## EXERCISE
Reproduce all the lines exactly as they stand, apart from the pictures.

## MATERIAL
_____

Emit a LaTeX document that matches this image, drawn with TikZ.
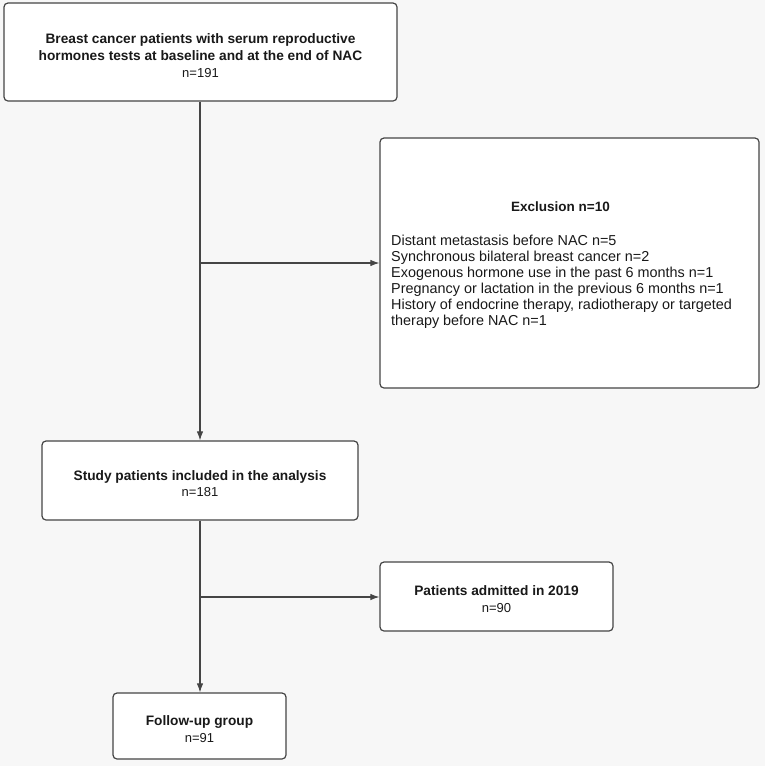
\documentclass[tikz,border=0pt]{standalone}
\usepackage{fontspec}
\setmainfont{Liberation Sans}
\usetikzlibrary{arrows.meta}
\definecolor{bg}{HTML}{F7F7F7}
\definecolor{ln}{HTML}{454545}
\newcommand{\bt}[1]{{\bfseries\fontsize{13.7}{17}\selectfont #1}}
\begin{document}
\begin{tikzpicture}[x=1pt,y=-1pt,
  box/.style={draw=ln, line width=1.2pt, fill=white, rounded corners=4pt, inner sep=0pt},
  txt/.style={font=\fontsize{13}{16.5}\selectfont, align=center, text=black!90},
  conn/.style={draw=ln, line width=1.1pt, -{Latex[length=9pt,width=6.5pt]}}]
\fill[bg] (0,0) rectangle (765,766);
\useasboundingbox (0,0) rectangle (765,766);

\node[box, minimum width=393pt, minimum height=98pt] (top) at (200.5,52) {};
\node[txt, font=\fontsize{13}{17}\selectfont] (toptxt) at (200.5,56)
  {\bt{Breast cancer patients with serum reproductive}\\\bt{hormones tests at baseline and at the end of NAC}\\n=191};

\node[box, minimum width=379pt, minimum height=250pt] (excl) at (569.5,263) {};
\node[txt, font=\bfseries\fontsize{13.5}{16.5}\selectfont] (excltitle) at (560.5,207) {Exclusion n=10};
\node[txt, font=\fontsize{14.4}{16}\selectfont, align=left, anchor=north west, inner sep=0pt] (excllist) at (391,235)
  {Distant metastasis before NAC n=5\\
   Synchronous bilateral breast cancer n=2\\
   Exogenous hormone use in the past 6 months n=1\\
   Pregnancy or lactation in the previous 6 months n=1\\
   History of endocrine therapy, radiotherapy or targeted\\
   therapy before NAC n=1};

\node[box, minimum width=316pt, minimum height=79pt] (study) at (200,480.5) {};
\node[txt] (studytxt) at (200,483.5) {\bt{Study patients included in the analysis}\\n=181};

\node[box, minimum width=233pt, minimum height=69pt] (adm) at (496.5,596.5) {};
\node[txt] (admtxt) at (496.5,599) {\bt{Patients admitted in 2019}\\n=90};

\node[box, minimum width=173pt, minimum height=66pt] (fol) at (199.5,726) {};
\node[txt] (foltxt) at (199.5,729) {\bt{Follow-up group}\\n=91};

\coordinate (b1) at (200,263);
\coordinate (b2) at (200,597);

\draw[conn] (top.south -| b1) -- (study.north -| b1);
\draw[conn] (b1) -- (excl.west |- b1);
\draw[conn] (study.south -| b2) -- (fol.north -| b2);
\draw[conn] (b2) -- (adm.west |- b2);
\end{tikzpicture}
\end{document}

_____

## TASK SOLUTION
Emit a LaTeX document that matches this image, drawn with TikZ.
\documentclass[tikz,border=0pt]{standalone}
\usepackage{fontspec}
\setmainfont{Liberation Sans}
\usetikzlibrary{arrows.meta}
\definecolor{bg}{HTML}{F7F7F7}
\definecolor{ln}{HTML}{454545}
\newcommand{\bt}[1]{{\bfseries\fontsize{13.7}{17}\selectfont #1}}
\begin{document}
\begin{tikzpicture}[x=1pt,y=-1pt,
  box/.style={draw=ln, line width=1.2pt, fill=white, rounded corners=4pt, inner sep=0pt},
  txt/.style={font=\fontsize{13}{16.5}\selectfont, align=center, text=black!90},
  conn/.style={draw=ln, line width=1.1pt, -{Latex[length=9pt,width=6.5pt]}}]
\fill[bg] (0,0) rectangle (765,766);
\useasboundingbox (0,0) rectangle (765,766);

\node[box, minimum width=393pt, minimum height=98pt] (top) at (200.5,52) {};
\node[txt, font=\fontsize{13}{17}\selectfont] (toptxt) at (200.5,56)
  {\bt{Breast cancer patients with serum reproductive}\\\bt{hormones tests at baseline and at the end of NAC}\\n=191};

\node[box, minimum width=379pt, minimum height=250pt] (excl) at (569.5,263) {};
\node[txt, font=\bfseries\fontsize{13.5}{16.5}\selectfont] (excltitle) at (560.5,207) {Exclusion n=10};
\node[txt, font=\fontsize{14.4}{16}\selectfont, align=left, anchor=north west, inner sep=0pt] (excllist) at (391,235)
  {Distant metastasis before NAC n=5\\
   Synchronous bilateral breast cancer n=2\\
   Exogenous hormone use in the past 6 months n=1\\
   Pregnancy or lactation in the previous 6 months n=1\\
   History of endocrine therapy, radiotherapy or targeted\\
   therapy before NAC n=1};

\node[box, minimum width=316pt, minimum height=79pt] (study) at (200,480.5) {};
\node[txt] (studytxt) at (200,483.5) {\bt{Study patients included in the analysis}\\n=181};

\node[box, minimum width=233pt, minimum height=69pt] (adm) at (496.5,596.5) {};
\node[txt] (admtxt) at (496.5,599) {\bt{Patients admitted in 2019}\\n=90};

\node[box, minimum width=173pt, minimum height=66pt] (fol) at (199.5,726) {};
\node[txt] (foltxt) at (199.5,729) {\bt{Follow-up group}\\n=91};

\coordinate (b1) at (200,263);
\coordinate (b2) at (200,597);

\draw[conn] (top.south -| b1) -- (study.north -| b1);
\draw[conn] (b1) -- (excl.west |- b1);
\draw[conn] (study.south -| b2) -- (fol.north -| b2);
\draw[conn] (b2) -- (adm.west |- b2);
\end{tikzpicture}
\end{document}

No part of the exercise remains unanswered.